Others · February 23, 2026

This Luxury Gym Charges $40,000 a Year for an Exclusive Membership — Here’s Why 1,000 People Are Still on the Waitlist

Key Takeaways

  • Equinox’s $40,000‑a‑year Optimize membership bundles elite personal training, nutrition guidance, sleep coaching, massage therapy and a dedicated “health concierge.”
  • Despite the steep price tag, the program has a waitlist of more than 1,000 people.
  • Equinox’s executive chairman, Harvey Spevak, cites the figure as proof of an “insatiable” demand for wellness and longevity offerings among wealthy clients.

Equinox’s $40,000-a-year “Optimize” membership has amassed a waitlist of more than 1,000 people, CNBC recently reported.

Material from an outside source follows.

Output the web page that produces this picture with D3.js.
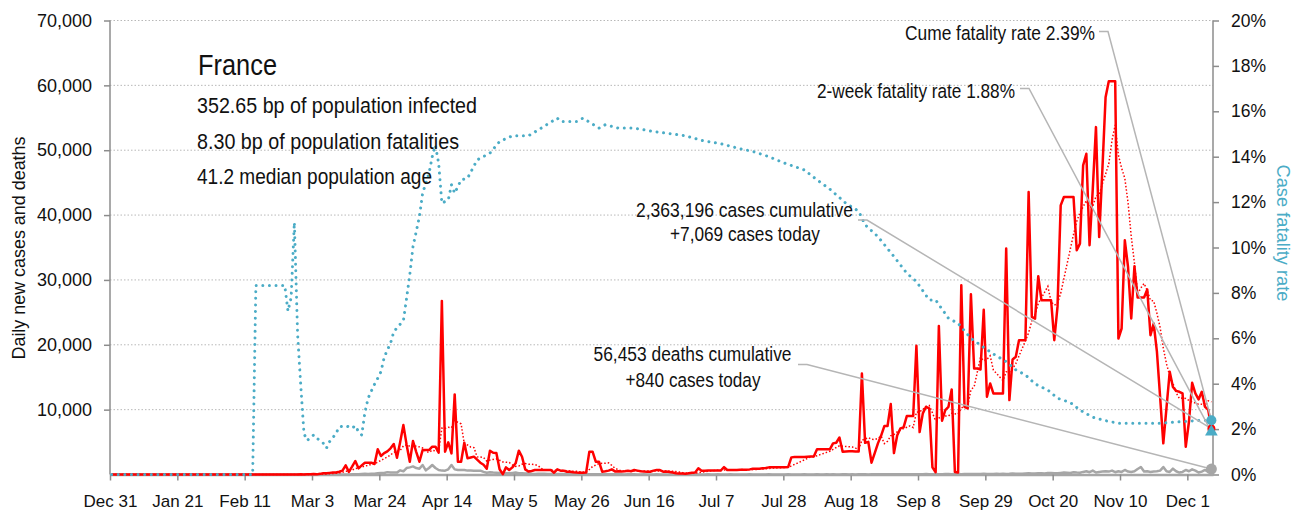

The membership has attracted attention because it is less a gym pass and more a concierge-style program targeted squarely towards wealthy clients.

A regular Equinox membership in New York City, for instance, costs anywhere from $215 to $395 per month, depending on club access and not including initiation fees. The basic membership includes unlimited access to group fitness classes and gym equipment. Some locations include pools, saunas and cold plunges. 

In contrast, Equinox structured its Optimize membership as a comprehensive health and performance program rather than traditional gym access. Under the program, which started in 2024, Equinox assigns members a core team that includes a trainer, a nutrition coach, a sleep coach and a massage therapist, coordinated by a dedicated concierge who synthesizes their data and plans. Clients do not have to be existing Equinox members to join the waitlist. Optimize members have to purchase a regular Equinox gym membership separately, adding to the cost. 

An Equinox gym in New York, U.S., on Tuesday, July 6, 2021. Members of New York City's fitness industry who sweated out the pandemic say gyms are bouncing back after more than a year of closures and persistent struggles to retain clients. Photographer: Stephanie Keith/Bloomberg
An Equinox gym in New York. Photographer: Stephanie Keith/Bloomberg

Programming is highly structured. Optimize promises three 60‑minute personal training sessions per week, plus short, recurring consults with nutrition and sleep specialists and monthly massage therapy, adding up to about 16 hours of one-on-one services per month.

The membership also integrates extensive lab work and diagnostics, testing roughly 100 biomarkers twice a year and feeding those results into customized training and recovery plans.

Why there’s a 1,000-person waitlist

Harvey Spevak, Equinox’s executive chairman, told CNBC that Equinox has seen strong demand for Optimize, which demonstrates broader “insatiable” demand for longevity and wellness offerings. He did not disclose how many Optimize memberships Equinox has granted. 

“Health is the new luxury,” Spevak told the outlet. “The number one thing in the experience economy, besides travel, that the consumer wants is, ‘How do I live a high-performance lifestyle?’”

The Global Wellness Institute estimates the global wellness economy could approach nearly $10 trillion by 2029, up from $6.8 trillion in 2024. The leap underscores how aggressively consumers, especially the affluent, are spending on health optimization. 

The scarcity element is working, too. Equinox rolled out Optimize in Los Angeles and Dallas first, with New York on deck, creating geographic and operational capacity limits that help fuel a sense of exclusivity.

For Equinox, the Optimize member isn’t just a gym client; they’re a recurring-revenue customer in a sector where spending is growing faster than traditional fitness, per CNBC. They’re the reason why a $40,000 membership can sell out. 

A comparable high-end gym membership is the annual pass for Lanserhof at The Arts Club in London. Membership ranges from around $8,760 to $20,200 per year for gym access layered on top of diagnostics, therapies and longevity treatments. 

Equinox currently operates 115 fitness clubs worldwide and plans to open 40 more, per CNBC. Spevak declined to disclose financials, but told CNBC that 2025 was a “record year” financially and he expects 2026 “to be even bigger.”